++++ RECORDS PROVIDED ++++

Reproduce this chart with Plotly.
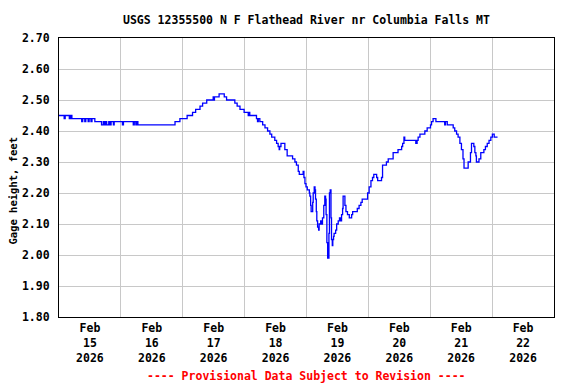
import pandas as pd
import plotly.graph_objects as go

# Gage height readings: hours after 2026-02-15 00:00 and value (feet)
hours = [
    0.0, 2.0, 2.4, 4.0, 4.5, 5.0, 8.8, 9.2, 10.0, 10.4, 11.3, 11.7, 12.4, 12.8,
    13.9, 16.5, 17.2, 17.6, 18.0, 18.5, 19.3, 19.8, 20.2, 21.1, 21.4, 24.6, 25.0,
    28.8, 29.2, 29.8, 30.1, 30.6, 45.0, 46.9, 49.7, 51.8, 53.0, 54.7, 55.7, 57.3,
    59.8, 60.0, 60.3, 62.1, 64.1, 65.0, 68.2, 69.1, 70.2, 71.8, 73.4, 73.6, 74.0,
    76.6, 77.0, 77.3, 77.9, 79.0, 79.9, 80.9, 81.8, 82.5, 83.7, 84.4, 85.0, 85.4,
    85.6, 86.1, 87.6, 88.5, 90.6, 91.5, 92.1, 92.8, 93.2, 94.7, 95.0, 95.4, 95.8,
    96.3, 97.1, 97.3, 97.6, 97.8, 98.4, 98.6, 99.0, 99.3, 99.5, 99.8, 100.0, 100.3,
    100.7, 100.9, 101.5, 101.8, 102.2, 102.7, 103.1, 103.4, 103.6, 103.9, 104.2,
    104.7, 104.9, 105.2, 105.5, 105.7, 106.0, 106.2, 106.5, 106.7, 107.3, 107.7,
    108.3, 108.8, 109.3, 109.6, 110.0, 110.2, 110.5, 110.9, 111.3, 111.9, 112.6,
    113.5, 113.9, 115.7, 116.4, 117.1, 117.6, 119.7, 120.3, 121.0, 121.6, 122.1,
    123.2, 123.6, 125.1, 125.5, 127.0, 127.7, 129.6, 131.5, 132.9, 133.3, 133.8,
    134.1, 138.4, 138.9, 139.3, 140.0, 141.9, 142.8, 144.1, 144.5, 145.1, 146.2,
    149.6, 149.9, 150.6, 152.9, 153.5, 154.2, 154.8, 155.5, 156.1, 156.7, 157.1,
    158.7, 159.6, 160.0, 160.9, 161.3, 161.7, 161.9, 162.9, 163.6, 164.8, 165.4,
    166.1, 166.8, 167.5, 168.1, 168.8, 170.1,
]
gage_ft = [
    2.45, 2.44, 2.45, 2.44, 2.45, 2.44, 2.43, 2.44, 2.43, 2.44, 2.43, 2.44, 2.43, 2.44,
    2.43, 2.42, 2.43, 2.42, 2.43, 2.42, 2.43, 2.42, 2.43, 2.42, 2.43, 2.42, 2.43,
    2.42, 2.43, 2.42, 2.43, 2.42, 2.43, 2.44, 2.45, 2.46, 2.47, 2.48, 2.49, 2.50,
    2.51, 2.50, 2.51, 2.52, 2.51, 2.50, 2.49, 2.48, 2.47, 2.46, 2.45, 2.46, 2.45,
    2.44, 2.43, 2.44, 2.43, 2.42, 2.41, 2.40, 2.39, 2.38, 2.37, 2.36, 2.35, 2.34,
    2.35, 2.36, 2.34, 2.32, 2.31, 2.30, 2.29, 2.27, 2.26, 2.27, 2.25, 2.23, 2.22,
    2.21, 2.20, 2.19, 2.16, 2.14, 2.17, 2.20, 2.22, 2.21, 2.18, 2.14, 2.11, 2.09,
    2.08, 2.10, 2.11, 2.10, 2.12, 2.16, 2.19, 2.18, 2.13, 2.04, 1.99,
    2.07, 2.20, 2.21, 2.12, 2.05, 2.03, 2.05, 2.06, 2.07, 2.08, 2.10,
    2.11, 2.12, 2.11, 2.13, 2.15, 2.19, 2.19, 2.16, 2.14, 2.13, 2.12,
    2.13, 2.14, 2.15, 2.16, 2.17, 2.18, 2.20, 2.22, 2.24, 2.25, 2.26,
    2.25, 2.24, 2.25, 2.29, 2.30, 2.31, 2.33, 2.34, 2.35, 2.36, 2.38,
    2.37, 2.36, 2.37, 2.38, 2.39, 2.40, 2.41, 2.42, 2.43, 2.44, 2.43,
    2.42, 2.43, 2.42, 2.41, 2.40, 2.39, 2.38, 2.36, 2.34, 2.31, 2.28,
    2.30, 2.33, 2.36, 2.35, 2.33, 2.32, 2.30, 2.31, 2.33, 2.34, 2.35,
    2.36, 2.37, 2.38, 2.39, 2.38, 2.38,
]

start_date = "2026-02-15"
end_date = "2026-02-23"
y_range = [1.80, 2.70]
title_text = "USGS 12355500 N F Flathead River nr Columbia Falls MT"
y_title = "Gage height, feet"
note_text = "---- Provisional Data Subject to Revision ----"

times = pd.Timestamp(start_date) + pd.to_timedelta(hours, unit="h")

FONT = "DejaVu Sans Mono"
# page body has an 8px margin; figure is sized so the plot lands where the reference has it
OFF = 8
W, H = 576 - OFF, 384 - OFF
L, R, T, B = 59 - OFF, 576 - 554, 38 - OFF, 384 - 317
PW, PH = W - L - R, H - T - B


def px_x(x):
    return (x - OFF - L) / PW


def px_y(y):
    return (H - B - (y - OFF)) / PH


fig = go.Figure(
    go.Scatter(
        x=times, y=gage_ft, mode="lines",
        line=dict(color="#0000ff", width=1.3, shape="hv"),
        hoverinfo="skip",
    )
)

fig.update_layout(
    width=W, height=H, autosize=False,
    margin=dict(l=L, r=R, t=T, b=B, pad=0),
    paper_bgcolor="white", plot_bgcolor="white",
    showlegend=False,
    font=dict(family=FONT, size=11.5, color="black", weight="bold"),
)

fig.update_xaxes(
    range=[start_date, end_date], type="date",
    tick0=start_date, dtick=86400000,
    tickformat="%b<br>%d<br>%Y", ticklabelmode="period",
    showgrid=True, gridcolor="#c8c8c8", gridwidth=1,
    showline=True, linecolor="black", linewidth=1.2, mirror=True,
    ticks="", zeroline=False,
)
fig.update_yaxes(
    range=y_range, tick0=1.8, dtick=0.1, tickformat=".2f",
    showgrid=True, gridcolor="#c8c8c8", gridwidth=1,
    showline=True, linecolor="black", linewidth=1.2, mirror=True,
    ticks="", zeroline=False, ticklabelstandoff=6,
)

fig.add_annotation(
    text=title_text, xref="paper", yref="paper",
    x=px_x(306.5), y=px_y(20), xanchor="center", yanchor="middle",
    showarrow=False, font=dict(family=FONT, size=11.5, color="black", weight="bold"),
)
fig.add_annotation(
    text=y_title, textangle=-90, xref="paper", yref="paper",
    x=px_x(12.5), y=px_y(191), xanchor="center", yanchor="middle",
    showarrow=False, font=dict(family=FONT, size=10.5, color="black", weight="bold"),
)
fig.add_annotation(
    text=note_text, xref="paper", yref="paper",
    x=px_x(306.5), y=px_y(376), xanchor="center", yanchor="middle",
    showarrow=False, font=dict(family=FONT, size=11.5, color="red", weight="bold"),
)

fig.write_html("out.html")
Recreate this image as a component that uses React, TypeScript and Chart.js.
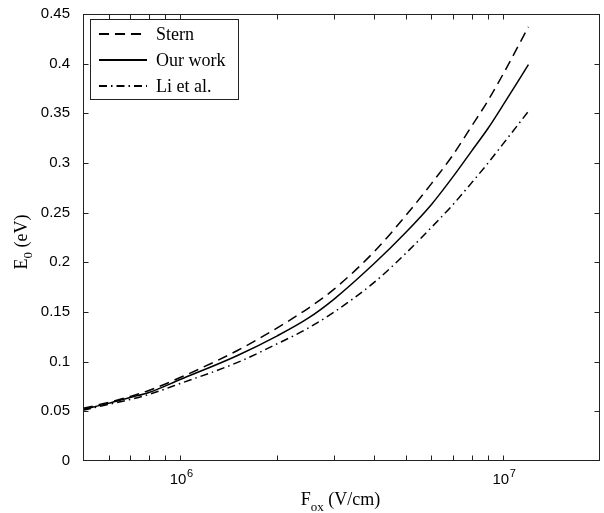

++++

— WHAT IS EXPECTED —
Pictures excluded, quote all the data above exactly.

— TASK RESULT —
Reproduce this chart with Plotly.
import pandas as pd
import plotly.graph_objects as go

# Gage height readings: hours after 2026-02-15 00:00 and value (feet)
hours = [
    0.0, 2.0, 2.4, 4.0, 4.5, 5.0, 8.8, 9.2, 10.0, 10.4, 11.3, 11.7, 12.4, 12.8,
    13.9, 16.5, 17.2, 17.6, 18.0, 18.5, 19.3, 19.8, 20.2, 21.1, 21.4, 24.6, 25.0,
    28.8, 29.2, 29.8, 30.1, 30.6, 45.0, 46.9, 49.7, 51.8, 53.0, 54.7, 55.7, 57.3,
    59.8, 60.0, 60.3, 62.1, 64.1, 65.0, 68.2, 69.1, 70.2, 71.8, 73.4, 73.6, 74.0,
    76.6, 77.0, 77.3, 77.9, 79.0, 79.9, 80.9, 81.8, 82.5, 83.7, 84.4, 85.0, 85.4,
    85.6, 86.1, 87.6, 88.5, 90.6, 91.5, 92.1, 92.8, 93.2, 94.7, 95.0, 95.4, 95.8,
    96.3, 97.1, 97.3, 97.6, 97.8, 98.4, 98.6, 99.0, 99.3, 99.5, 99.8, 100.0, 100.3,
    100.7, 100.9, 101.5, 101.8, 102.2, 102.7, 103.1, 103.4, 103.6, 103.9, 104.2,
    104.7, 104.9, 105.2, 105.5, 105.7, 106.0, 106.2, 106.5, 106.7, 107.3, 107.7,
    108.3, 108.8, 109.3, 109.6, 110.0, 110.2, 110.5, 110.9, 111.3, 111.9, 112.6,
    113.5, 113.9, 115.7, 116.4, 117.1, 117.6, 119.7, 120.3, 121.0, 121.6, 122.1,
    123.2, 123.6, 125.1, 125.5, 127.0, 127.7, 129.6, 131.5, 132.9, 133.3, 133.8,
    134.1, 138.4, 138.9, 139.3, 140.0, 141.9, 142.8, 144.1, 144.5, 145.1, 146.2,
    149.6, 149.9, 150.6, 152.9, 153.5, 154.2, 154.8, 155.5, 156.1, 156.7, 157.1,
    158.7, 159.6, 160.0, 160.9, 161.3, 161.7, 161.9, 162.9, 163.6, 164.8, 165.4,
    166.1, 166.8, 167.5, 168.1, 168.8, 170.1,
]
gage_ft = [
    2.45, 2.44, 2.45, 2.44, 2.45, 2.44, 2.43, 2.44, 2.43, 2.44, 2.43, 2.44, 2.43, 2.44,
    2.43, 2.42, 2.43, 2.42, 2.43, 2.42, 2.43, 2.42, 2.43, 2.42, 2.43, 2.42, 2.43,
    2.42, 2.43, 2.42, 2.43, 2.42, 2.43, 2.44, 2.45, 2.46, 2.47, 2.48, 2.49, 2.50,
    2.51, 2.50, 2.51, 2.52, 2.51, 2.50, 2.49, 2.48, 2.47, 2.46, 2.45, 2.46, 2.45,
    2.44, 2.43, 2.44, 2.43, 2.42, 2.41, 2.40, 2.39, 2.38, 2.37, 2.36, 2.35, 2.34,
    2.35, 2.36, 2.34, 2.32, 2.31, 2.30, 2.29, 2.27, 2.26, 2.27, 2.25, 2.23, 2.22,
    2.21, 2.20, 2.19, 2.16, 2.14, 2.17, 2.20, 2.22, 2.21, 2.18, 2.14, 2.11, 2.09,
    2.08, 2.10, 2.11, 2.10, 2.12, 2.16, 2.19, 2.18, 2.13, 2.04, 1.99,
    2.07, 2.20, 2.21, 2.12, 2.05, 2.03, 2.05, 2.06, 2.07, 2.08, 2.10,
    2.11, 2.12, 2.11, 2.13, 2.15, 2.19, 2.19, 2.16, 2.14, 2.13, 2.12,
    2.13, 2.14, 2.15, 2.16, 2.17, 2.18, 2.20, 2.22, 2.24, 2.25, 2.26,
    2.25, 2.24, 2.25, 2.29, 2.30, 2.31, 2.33, 2.34, 2.35, 2.36, 2.38,
    2.37, 2.36, 2.37, 2.38, 2.39, 2.40, 2.41, 2.42, 2.43, 2.44, 2.43,
    2.42, 2.43, 2.42, 2.41, 2.40, 2.39, 2.38, 2.36, 2.34, 2.31, 2.28,
    2.30, 2.33, 2.36, 2.35, 2.33, 2.32, 2.30, 2.31, 2.33, 2.34, 2.35,
    2.36, 2.37, 2.38, 2.39, 2.38, 2.38,
]

start_date = "2026-02-15"
end_date = "2026-02-23"
y_range = [1.80, 2.70]
title_text = "USGS 12355500 N F Flathead River nr Columbia Falls MT"
y_title = "Gage height, feet"
note_text = "---- Provisional Data Subject to Revision ----"

times = pd.Timestamp(start_date) + pd.to_timedelta(hours, unit="h")

FONT = "DejaVu Sans Mono"
# page body has an 8px margin; figure is sized so the plot lands where the reference has it
OFF = 8
W, H = 576 - OFF, 384 - OFF
L, R, T, B = 59 - OFF, 576 - 554, 38 - OFF, 384 - 317
PW, PH = W - L - R, H - T - B


def px_x(x):
    return (x - OFF - L) / PW


def px_y(y):
    return (H - B - (y - OFF)) / PH


fig = go.Figure(
    go.Scatter(
        x=times, y=gage_ft, mode="lines",
        line=dict(color="#0000ff", width=1.3, shape="hv"),
        hoverinfo="skip",
    )
)

fig.update_layout(
    width=W, height=H, autosize=False,
    margin=dict(l=L, r=R, t=T, b=B, pad=0),
    paper_bgcolor="white", plot_bgcolor="white",
    showlegend=False,
    font=dict(family=FONT, size=11.5, color="black", weight="bold"),
)

fig.update_xaxes(
    range=[start_date, end_date], type="date",
    tick0=start_date, dtick=86400000,
    tickformat="%b<br>%d<br>%Y", ticklabelmode="period",
    showgrid=True, gridcolor="#c8c8c8", gridwidth=1,
    showline=True, linecolor="black", linewidth=1.2, mirror=True,
    ticks="", zeroline=False,
)
fig.update_yaxes(
    range=y_range, tick0=1.8, dtick=0.1, tickformat=".2f",
    showgrid=True, gridcolor="#c8c8c8", gridwidth=1,
    showline=True, linecolor="black", linewidth=1.2, mirror=True,
    ticks="", zeroline=False, ticklabelstandoff=6,
)

fig.add_annotation(
    text=title_text, xref="paper", yref="paper",
    x=px_x(306.5), y=px_y(20), xanchor="center", yanchor="middle",
    showarrow=False, font=dict(family=FONT, size=11.5, color="black", weight="bold"),
)
fig.add_annotation(
    text=y_title, textangle=-90, xref="paper", yref="paper",
    x=px_x(12.5), y=px_y(191), xanchor="center", yanchor="middle",
    showarrow=False, font=dict(family=FONT, size=10.5, color="black", weight="bold"),
)
fig.add_annotation(
    text=note_text, xref="paper", yref="paper",
    x=px_x(306.5), y=px_y(376), xanchor="center", yanchor="middle",
    showarrow=False, font=dict(family=FONT, size=11.5, color="red", weight="bold"),
)

fig.write_html("out.html")
Recreate this image as a component that uses React, TypeScript and Chart.js.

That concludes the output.